The Experiments – Part Two

Remember I said I tried out a number of graphic components to see the point at which the Facebook robot censor or real person triggered? I secured an image of the Confederate flag and cleaned it up. Then I deconstructed it and changed the colour in Photoshop. Each day I popped one image on the screen:

A.

Reverse of red. No reaction. But a nice colour for a GM car of the 1950’s. This has the proportions of the flag.

B. 

Addition of the PS-inversed blue field of the flag. Rather similar to St. Andrew’s cross on the Scottish flag, though they have a better blue and a clear white. That central colour is the inverse of a deep blue. No reaction

C.

Well, there you go – the PS inverse of the Stars And Bars straight out. If the circuit was going to be triggered by the size, shape and pattern, this should do it. But no reaction.

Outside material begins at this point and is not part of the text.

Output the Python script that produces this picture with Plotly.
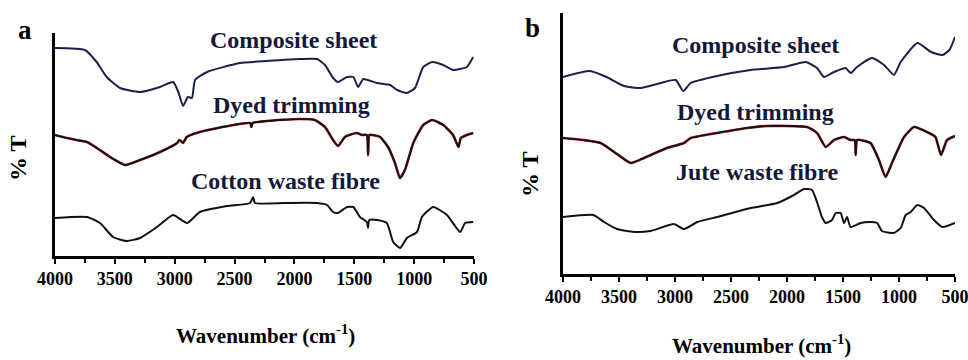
import plotly.graph_objects as go

# ---------------- data (arbitrary %T units, offset spectra) ----------------
# Panel a
a_comp_wn = [4000, 3750, 3652, 3568, 3457, 3290, 3123, 3013, 2970, 2930, 2890, 2856, 2830, 2730, 2455, 2230, 1954, 1811, 1745, 1677, 1636, 1560, 1508, 1468, 1424, 1310, 1200, 1143, 1060, 993, 924, 850, 757, 675, 560, 507]
a_comp_t = [208, 206, 194, 179, 168, 164, 169, 174, 164, 150, 159, 158, 176, 184, 193, 195, 197, 197, 191, 178, 174, 179, 179, 169, 177, 173, 171, 166, 163, 168, 189, 194, 191, 186, 189, 199]

a_dyed_wn = [4000, 3900, 3820, 3733, 3650, 3540, 3415, 3290, 3123, 2980, 2960, 2930, 2900, 2790, 2510, 2370, 2360, 2350, 2230, 1954, 1830, 1745, 1677, 1636, 1578, 1480, 1436, 1395, 1385, 1375, 1350, 1285, 1218, 1160, 1118, 1077, 1007, 924, 850, 757, 675, 630, 610, 560, 507]
a_dyed_t = [121, 118, 116, 114, 108, 99, 91, 96, 104, 113, 116, 113, 119, 124, 131, 133, 129, 133, 135, 137, 136, 129, 116, 110, 119, 123, 121, 121, 101, 121, 121, 119, 109, 93, 78, 86, 113, 131, 136, 131, 121, 109, 118, 121, 123]

a_cot_wn = [4000, 3733, 3624, 3515, 3400, 3290, 3148, 3013, 2897, 2790, 2563, 2370, 2345, 2330, 2095, 1811, 1728, 1677, 1636, 1560, 1508, 1453, 1395, 1385, 1375, 1310, 1228, 1175, 1118, 1060, 976, 935, 841, 726, 616, 574, 507]
a_cot_t = [38, 39, 33, 19, 15, 18, 29, 41, 33, 44, 50, 53, 59, 53, 53, 53, 51, 44, 43, 49, 49, 39, 34, 28, 36, 36, 33, 14, 8, 18, 24, 39, 49, 41, 24, 33, 34]

# Panel b
b_comp_wn = [4000, 3760, 3610, 3455, 3306, 3128, 2994, 2926, 2860, 2625, 2325, 2027, 1833, 1732, 1670, 1580, 1477, 1432, 1375, 1241, 1134, 1045, 985, 836, 714, 612, 550, 500]
b_comp_t = [197, 203, 197, 188, 186, 191, 194, 183, 191, 198, 204, 207, 212, 206, 197, 202, 206, 201, 207, 216, 209, 199, 212, 231, 222, 219, 224, 237]

b_dyed_wn = [4000, 3820, 3665, 3518, 3396, 3277, 3072, 2920, 2860, 2625, 2357, 2179, 1821, 1732, 1654, 1580, 1491, 1432, 1395, 1387, 1375, 1343, 1254, 1179, 1120, 1063, 955, 866, 750, 675, 625, 571, 500]
b_dyed_t = [136, 134, 131, 120, 111, 116, 126, 131, 136, 141, 146, 148, 147, 141, 127, 134, 137, 134, 134, 119, 134, 134, 131, 114, 97, 111, 137, 147, 142, 137, 119, 134, 138]

b_jute_wn = [4000, 3730, 3634, 3518, 3366, 3217, 3009, 2920, 2800, 2625, 2325, 2087, 1938, 1848, 1777, 1732, 1688, 1654, 1598, 1565, 1521, 1491, 1464, 1432, 1343, 1254, 1195, 1152, 1045, 985, 940, 895, 836, 777, 688, 612, 500]
b_jute_t = [57, 59, 52, 45, 42, 43, 50, 45, 52, 57, 66, 71, 79, 85, 84, 72, 57, 51, 54, 61, 61, 51, 57, 47, 51, 52, 51, 43, 41, 46, 59, 62, 69, 66, 54, 47, 51]

x_ticks = [4000, 3500, 3000, 2500, 2000, 1500, 1000, 500]
labels_a = ["Composite sheet", "Dyed trimming", "Cotton waste fibre"]
labels_b = ["Composite sheet", "Dyed trimming", "Jute waste fibre"]

# ---------------- figure ----------------
W, H = 968, 360
NAVY = "#1c1f4a"
RED = "#9a1818"
BLACK = "#111111"
FONT = "Liberation Serif"

fig = go.Figure()

def add_line(x, y, xa, ya, color, width=2.0):
    fig.add_trace(go.Scatter(x=x, y=y, xaxis=xa, yaxis=ya, mode="lines",
                             line=dict(color=color, width=width, shape="spline", smoothing=0.5),
                             showlegend=False, hoverinfo="skip"))

add_line(a_comp_wn, a_comp_t, "x", "y", NAVY)
add_line(a_dyed_wn, a_dyed_t, "x", "y", RED, 2.6)
add_line(a_dyed_wn, a_dyed_t, "x", "y", BLACK, 1.7)
add_line(a_cot_wn, a_cot_t, "x", "y", BLACK)

add_line(b_comp_wn, b_comp_t, "x2", "y2", NAVY)
add_line(b_dyed_wn, b_dyed_t, "x2", "y2", RED, 2.6)
add_line(b_dyed_wn, b_dyed_t, "x2", "y2", BLACK, 1.7)
add_line(b_jute_wn, b_jute_t, "x2", "y2", BLACK)

def px(x):
    return x / W

def py(y):
    return 1 - y / H

xaxis_common = dict(range=[4000, 500], tickvals=x_ticks, ticks="outside", ticklen=5, tickwidth=2,
                    tickcolor="black", showline=True, linecolor="black", linewidth=2.5,
                    showgrid=False, zeroline=False, automargin=False, ticklabeloverflow="allow",
                    minor=dict(dtick=250, ticks="outside", ticklen=4, tickwidth=2, tickcolor="black", showgrid=False),
                    tickfont=dict(family=FONT, size=18, color="black", weight="bold"))
yaxis_common = dict(showline=True, linecolor="black", linewidth=2.5, showticklabels=False,
                    ticks="", showgrid=False, zeroline=False, automargin=False)

fig.update_layout(
    width=W, height=H, margin=dict(l=0, r=0, t=0, b=0, autoexpand=False),
    paper_bgcolor="white", plot_bgcolor="white",
    xaxis=dict(domain=[px(55), px(474)], anchor="y", **xaxis_common),
    yaxis=dict(domain=[py(256), py(33)], range=[0, 223], anchor="x", **yaxis_common),
    xaxis2=dict(domain=[px(563), px(955)], anchor="y2", **xaxis_common),
    yaxis2=dict(domain=[py(274), py(13)], range=[0, 261], anchor="x2", **yaxis_common),
)

anns = []
def txt(x, y, s, size, color="black", bold=True, angle=0, yanchor="middle"):
    anns.append(dict(x=px(x), y=py(y), xref="paper", yref="paper", text=s, showarrow=False,
                     xanchor="center", yanchor=yanchor, textangle=angle,
                     font=dict(family=FONT, size=size, color=color, weight="bold" if bold else "normal")))

label_col = "#15183a"
txt(293, 40, labels_a[0], 24, label_col)
txt(291, 105, labels_a[1], 24, label_col)
txt(285, 181, labels_a[2], 24, label_col)
txt(755, 45, labels_b[0], 24, label_col)
txt(755, 112, labels_b[1], 24, label_col)
txt(757, 172, labels_b[2], 24, label_col)

txt(25, 30, "a", 27)
txt(532, 28, "b", 27)
txt(18, 158, "% T", 24, angle=-90)
txt(530, 174, "% T", 24, angle=-90)
txt(265, 350, "Wavenumber (cm<sup>-1</sup>)", 21, yanchor="bottom")
txt(761, 360, "Wavenumber (cm<sup>-1</sup>)", 21, yanchor="bottom")

fig.update_layout(annotations=anns)
fig.write_html("out.html")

Note that at no point did I use the comments section of Facebook to mention politics, flags, Confederates, or censorship. I just threw out the images to see what would occur. And I tried to keep myself from coming to premature conclusions about what was happening. Some of my Facebook friends knew what the pattern looked like but at this stage of the  experiment they also drew no final conclusions.

After one week, I switched the colours…

The Experiments – Part One

My friends on Facebook have seen a little graphic experimentation conducted on that social media site over the last couple of weeks. It’s time to explain what they saw and why it was there.

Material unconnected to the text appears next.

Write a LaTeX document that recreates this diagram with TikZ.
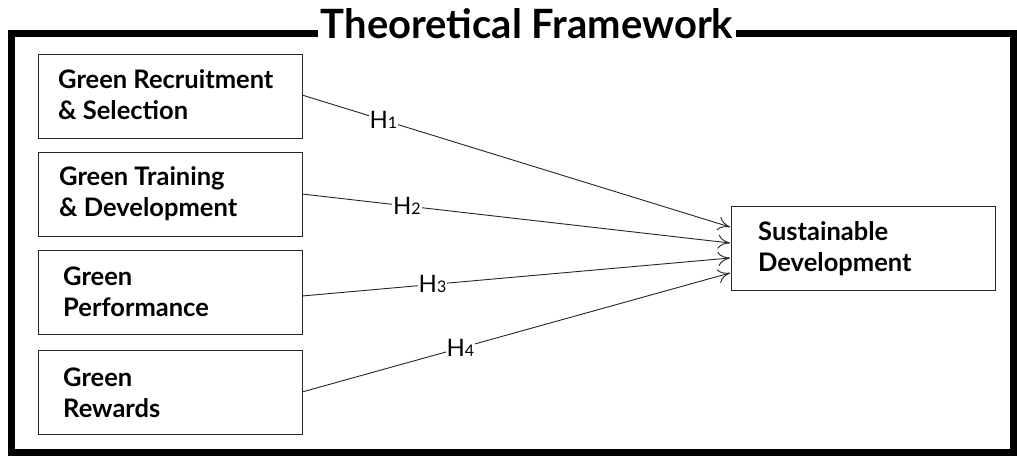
\documentclass[tikz,border=0pt]{standalone}
\usepackage{fontspec}
\setmainfont{Lato}
\usetikzlibrary{arrows.meta}
\begin{document}
\begin{tikzpicture}[x=1pt,y=-1pt,
  box/.style={draw=black!85, line width=1.2pt, minimum width=264pt, minimum height=84pt, anchor=north west, inner sep=0pt},
  lbl/.style={anchor=west, font=\fontsize{25.5}{31}\selectfont\bfseries, align=left, text=black, inner sep=0pt},
  hyp/.style={draw=black!85, line width=0.9pt, -{To[length=12pt,width=14pt]}},
  hlab/.style={fill=white, inner sep=1pt, font=\fontsize{24}{24}\selectfont}]
\useasboundingbox (0,0) rectangle (1017,459);
\fill[white] (0,0) rectangle (1017,459);
% outer frame
\draw[line width=7pt] (11.5,33) rectangle (1013.5,452.5);
\node[fill=white, inner xsep=3pt, inner ysep=0pt] (title) at (527,24) {\resizebox{412pt}{30pt}{\bfseries Theoretical Framework}};
% boxes
\node[box] (b1) at (38,54) {};
\node[box] (b2) at (38,152) {};
\node[box] (b3) at (38,250) {};
\node[box] (b4) at (38,350) {};
\node[box] (sd) at (731,206) {};
\node[lbl] (t1) at (58,95) {Green Recruitment\\\& Selection};
\node[lbl] (t2) at (59,194) {Green Training\\\& Development};
\node[lbl] (t3) at (63,292) {Green\\Performance};
\node[lbl] (t4) at (63,393) {Green\\Rewards};
\node[lbl] (t5) at (758,249) {Sustainable\\Development};
% arrow end coordinates
\coordinate (s1) at (302,95);
\coordinate (s2) at (302,194);
\coordinate (s3) at (302,296);
\coordinate (s4) at (302,392);
\coordinate (e1) at (730,227);
\coordinate (e2) at (730,243);
\coordinate (e3) at (730,258);
\coordinate (e4) at (730,273);
\draw[hyp] (s1) -- node[hlab, pos=0.19] (h1) {H{\fontsize{16}{16}\selectfont 1}} (e1);
\draw[hyp] (s2) -- node[hlab, pos=0.245] (h2) {H{\fontsize{16}{16}\selectfont 2}} (e2);
\draw[hyp] (s3) -- node[hlab, pos=0.305] (h3) {H{\fontsize{16}{16}\selectfont 3}} (e3);
\draw[hyp] (s4) -- node[hlab, pos=0.37] (h4) {H{\fontsize{16}{16}\selectfont 4}} (e4);
\end{tikzpicture}
\end{document}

It started here on WordPress a few weeks ago when I posted a column about a collection of toys at a model car club. They were tiny replicas of the Dodge that featured in the ” Dukes Of Hazard ” television show. It’s the orange one with the Confederate flag on the top and ” General Lee ” on the side. The column was headed by this image:

Pretty small and awfully fuzzy – I forgot to focus – but sharp enough to trigger some sort of response in the Facebook machinery*. When the column was automatically shared to Facebook the image was replaced with a generic picture of my studio card.

I was pretty sure it was the blobs of pixels representing that flag, as it is so controversial in America. But I was amazed that such a small and innocent picture could get banned. And it raised the question of whether someone sits in an office somewhere tut-tutting and blue penciling everything that comes by  – or if there is a computer program that searches pixel by pixel.

And further – if there is a magic eye censor peering all the time, what exactly is it peering at? Colour? Shape? Pattern? Position? Is it looking at all the faces on Facebook and censoring out the ones it doesn’t like? I determined to experiment by posting a patch of colour or a pattern each day on their main site to see when and if it would be removed. And I didn’t just use the colours of the flag – I used colours that had been chromatically reversed in the Photoshop palette as well.

Note for the virtuous: I do not condone the use of the Confederate flag for nastiness in North America at all – I think it is abhorrent. Outside of that continent it is irrelevant – and I note that nearly everywhere has some graphic design that might be historic but is liable to be used for politics and social behaviour. We’ve got one that’s been seized upon down here:

That’s a Wikipedia image of the Eureka flag first flown in Ballarat during a 19th century gold-digger’s rebellion. It was a small flag and a small rebellion, but recently it has been used for a lot of union politics and pressure groups. It’s not a myth – you can actually go see the real thing in the museum there.